My shopping experience started at www.hotwire.com to find the best rate. Hotwire displayed a matrix of car rental companies, car sizes, and costs. I chose the full size car at Dollar at about $15 per day. A full sized car at Hertz was about $34 per day. Notice that I used the per day rate to make my selection and simply chose the lowest price since all of the brands seemed to be acceptable.
When we picked up the rental car the guy at the counter asked the usual questions. “Would you like insurance? Would you like to prepay gas?” These are both upcharges (complementary products) that we’re all very used to hearing.

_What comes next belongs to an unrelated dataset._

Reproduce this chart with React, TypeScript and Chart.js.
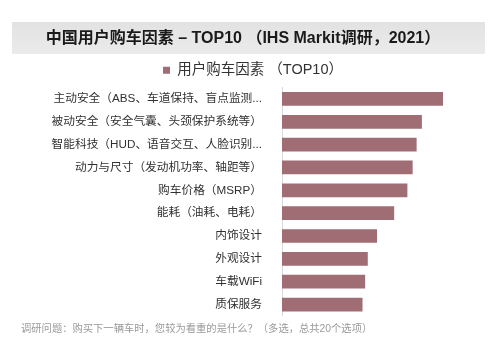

Then he asked, “How many drivers?” I said two. He said, “that will be an extra $10 per day for the second driver.” (I changed my mind and said one.) Then he told us if we return the car early or late there will be a $15 penalty. We were joking with him about these new fees we had never heard of when he said, “Don’t get a flat tire. That will cost you $300.”
The moral of the story. Your customers are likely using one thing to make a decision, but end up paying more after buying accessories, warranties, service plans and even fees. Notice in this example I used the simple per day rate to choose a car rental company. Obviously Dollar tacks on a lot of fees, and I still don’t know if Hertz does the same. And that is the point. Customers do not compare prices of the add-ons. If you are competing on price, be aggressive with the price of the decision item. Be much less aggressive on the add-ons.
Of course, don’t go overboard. If your customers think you are taking advantage of them they will not be customers again.